Pensioner, 70, breaks out in a blotchy purple rash across her entire body after freezing temperatures triggered a rare blood condition
- Patient, 70, broke out in spidery rash across entire body and felt dizzy for a week
- Tests revealed she had cold agglutinin disease and body was oxygen deprived
- The rare condition sees the immune system mistakenly attack red blood cells
An elderly woman broke out in a blotchy purple rash because of a rare blood disease triggered by freezing cold weather.
The 70-year-old, from New York, went to the doctor after feeling dizzy for a week and developing the spidery rash across her entire body.
Medics diagnosed her with livedo reticularis, a skin condition caused by spasms of the blood vessels and poor circulation near the surface of the skin.
A 70-year-old woman broke out in a giant blotchy purple rash due to a rare blood disease triggered by freezing cold weather
But keen to find the underlying cause, doctors from the Bassett Medical Center in Cooperstown, New York, took blood samples.
Normally a solid red colour, medics were shocked to find the unnamed pensioner’s blood was almost clear.
Her red blood cells, which carry oxygen, had stuck together and become clumpy.
Laboratory results revealed the woman was suffering from cold agglutinin disease.
Doctors were shocked when the patient’s blood was clear (left).

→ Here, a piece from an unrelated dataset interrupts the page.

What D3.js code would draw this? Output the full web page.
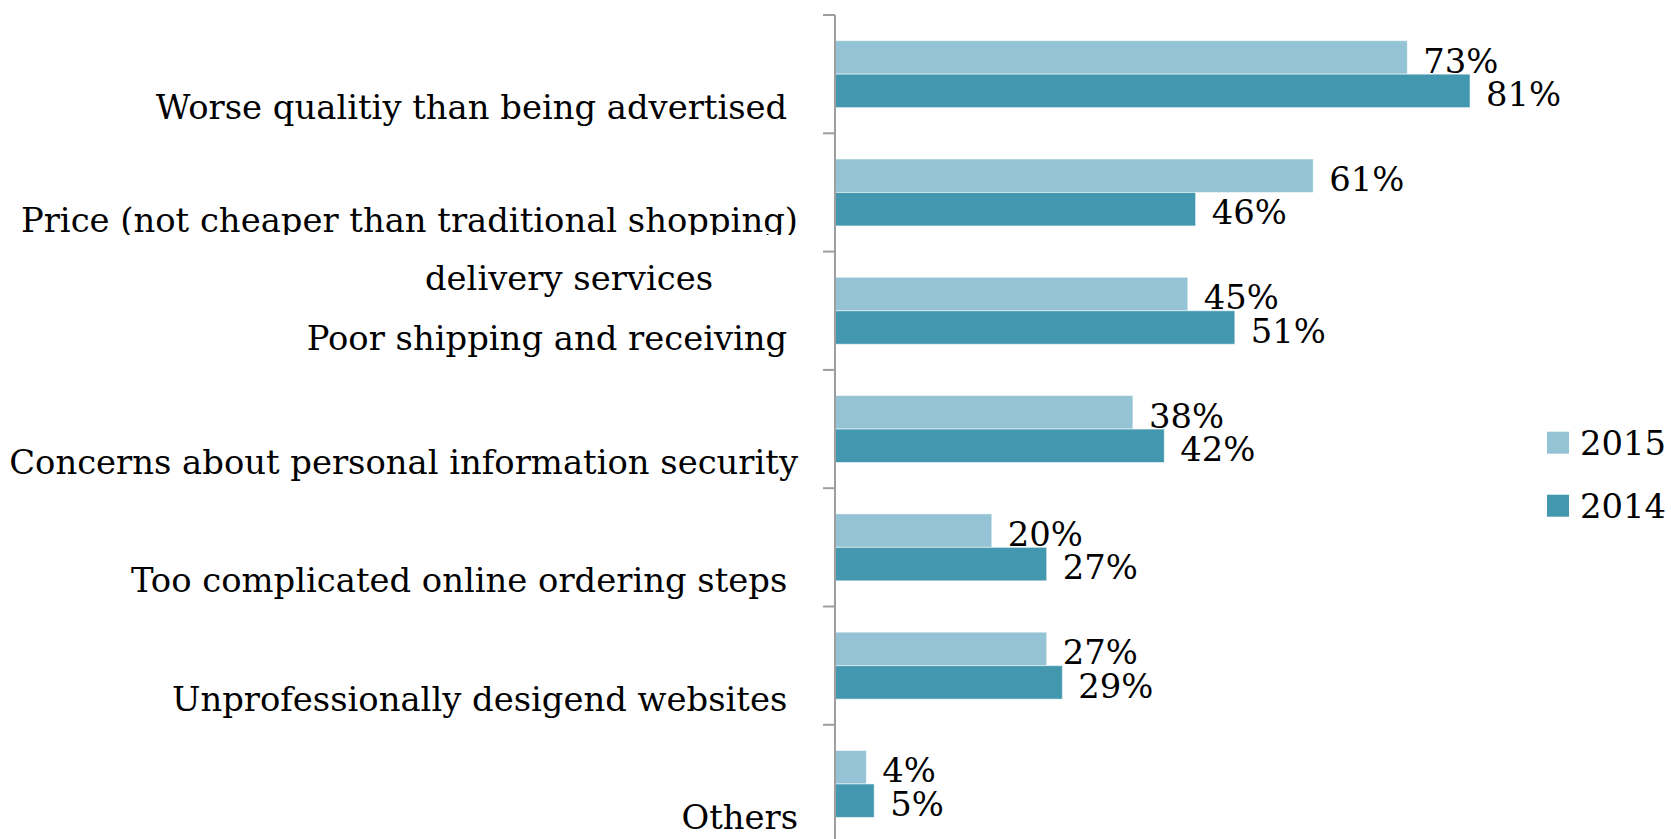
<!DOCTYPE html>
<html>
<head>
<meta charset="utf-8">
<script src="https://cdn.jsdelivr.net/npm/d3@7"></script>
<style>
  html, body { margin: 0; padding: 0; background: #fff; }
  svg { display: block; }
  text { font-family: "DejaVu Serif", serif; fill: #000; white-space: pre; }
</style>
</head>
<body>
<svg id="chart" width="1671" height="839"></svg>
<script>
// ---- data ----
const categories = [
  "Worse qualitiy than being advertised ",
  "Price (not cheaper than traditional shopping)",
  "Poor shipping and receiving ",
  "Concerns about personal information security",
  "Too complicated online ordering steps ",
  "Unprofessionally desigend websites ",
  "Others"
];
const extraLine = "delivery services";
const seriesNames = ["2015", "2014"];
const values2015 = [73, 61, 45, 38, 20, 27, 4];
const values2014 = [81, 46, 51, 42, 27, 29, 5];
const colors = ["#93C3D4", "#4398B0"];

// ---- layout ----
const W = 1671, H = 839;
const axisX = 835, topY = 15, bandStep = 118.3;
const fontSize = 33.8;

const svg = d3.select("#chart");

const y = d3.scaleBand()
  .domain(categories)
  .range([topY, topY + bandStep * categories.length])
  .padding(0);

const ySub = d3.scaleBand()
  .domain(seriesNames)
  .range([y.bandwidth() * 0.217, y.bandwidth() * 0.783])
  .padding(0);

const x = d3.scaleLinear().domain([0, 100]).range([axisX, axisX + 784]);

const color = d3.scaleOrdinal().domain(seriesNames).range(colors);

const rows = categories.map((c, i) => ({
  cat: c,
  vals: [
    { s: "2015", v: values2015[i] },
    { s: "2014", v: values2014[i] }
  ]
}));

// bars
const g = svg.append("g");
const groups = g.selectAll("g.cat").data(rows).join("g")
  .attr("class", "cat")
  .attr("transform", d => `translate(0,${y(d.cat)})`);

groups.selectAll("rect").data(d => d.vals).join("rect")
  .attr("x", x(0))
  .attr("y", d => ySub(d.s))
  .attr("width", d => x(d.v) - x(0))
  .attr("height", ySub.bandwidth())
  .attr("fill", d => color(d.s))
  .attr("stroke", "rgba(255,255,255,0.55)")
  .attr("stroke-width", 1);

groups.selectAll("text.val").data(d => d.vals).join("text")
  .attr("class", "val")
  .attr("x", d => x(d.v) + 16)
  .attr("y", d => ySub(d.s) + ySub.bandwidth() - 1.5)
  .attr("font-size", fontSize)
  .text(d => d.v + "%");

// axis
const axG = svg.append("g")
  .attr("transform", `translate(${axisX},0)`);
const bounds = d3.range(categories.length + 1).map(i => topY + i * y.step());
axG.selectAll("line.bt").data(bounds).join("line")
  .attr("class", "bt")
  .attr("x1", -12).attr("x2", 0)
  .attr("y1", d => d).attr("y2", d => d)
  .attr("stroke", "#9E9E9E").attr("stroke-width", 2);
axG.append("line")
  .attr("x1", 0).attr("x2", 0)
  .attr("y1", topY).attr("y2", H + 5)
  .attr("stroke", "#9E9E9E").attr("stroke-width", 2);

// category labels
const labelX = 798;
const defs = svg.append("defs");
const priceIdx = 1, poorIdx = 2;
defs.append("clipPath").attr("id", "clipPrice")
  .append("rect")
  .attr("x", 0).attr("y", y(categories[priceIdx]))
  .attr("width", axisX).attr("height", y.bandwidth() / 2 + 42.5);

categories.forEach((c, i) => {
  const cy = y(c) + y.bandwidth() / 2;
  const dy = (i === priceIdx || i === poorIdx) ? 39.5 : 45;
  const t = svg.append("text")
    .attr("x", labelX)
    .attr("y", cy + dy)
    .attr("text-anchor", "end")
    .attr("font-size", fontSize)
    .text(c);
  if (i === priceIdx) t.attr("clip-path", "url(#clipPrice)");
  if (i === poorIdx) {
    svg.append("text")
      .attr("x", labelX - 229)
      .attr("y", cy + dy - 60)
      .attr("text-anchor", "middle")
      .attr("font-size", fontSize)
      .text(extraLine);
  }
});

// legend
const legend = svg.append("g").attr("transform", "translate(1547,431.7)");
const lg = legend.selectAll("g").data(seriesNames).join("g")
  .attr("transform", (d, i) => `translate(0,${i * 63})`);
lg.append("rect").attr("width", 22).attr("height", 22).attr("fill", d => color(d));
lg.append("text").attr("x", 33).attr("y", 23).attr("font-size", fontSize).text(d => d);
</script>
</body>
</html>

They treated her by warming the blood (right)
Normally, certain proteins within the blood seek out and destroy invading pathogens, including viruses and bacteria.
But the condition, estimated to affect one in 50,000 people, causes them to attach themselves to red blood cells and bind them together into clumps.
This eventually causes red blood cells to be destroyed and leave people deprived of oxygen in their blood, leading to anaemia.
The medical team said the disorder had been triggered by the -9C (15F) temperatures in the woman’s native upstate New York.
The patient also revealed she had a viral infection two weeks prior to breaking out in the rash, which may have exacerbated the condition.
Normally cold agglutinin disease is caused by an underlying condition such as an infection, another autoimmune disease, or certain cancers.
Doctors don’t know why it sometimes occurs in patients who show no other symptoms.
But cold temperatures can send the immune system into overdrive, which doctors say may spur on the condition.
The patient was kept in hospital for a week where she was kept warm and given blood transfusions.
After the treatment, her ratio of red blood cells to total blood volume more than doubled.
Her anaemia and dizziness subsided within the week, but she still had the rash when she was discharged from hospital, doctors noted.
The team at Bassett Medical Center revealed the tale in the New England Journal of Medicine.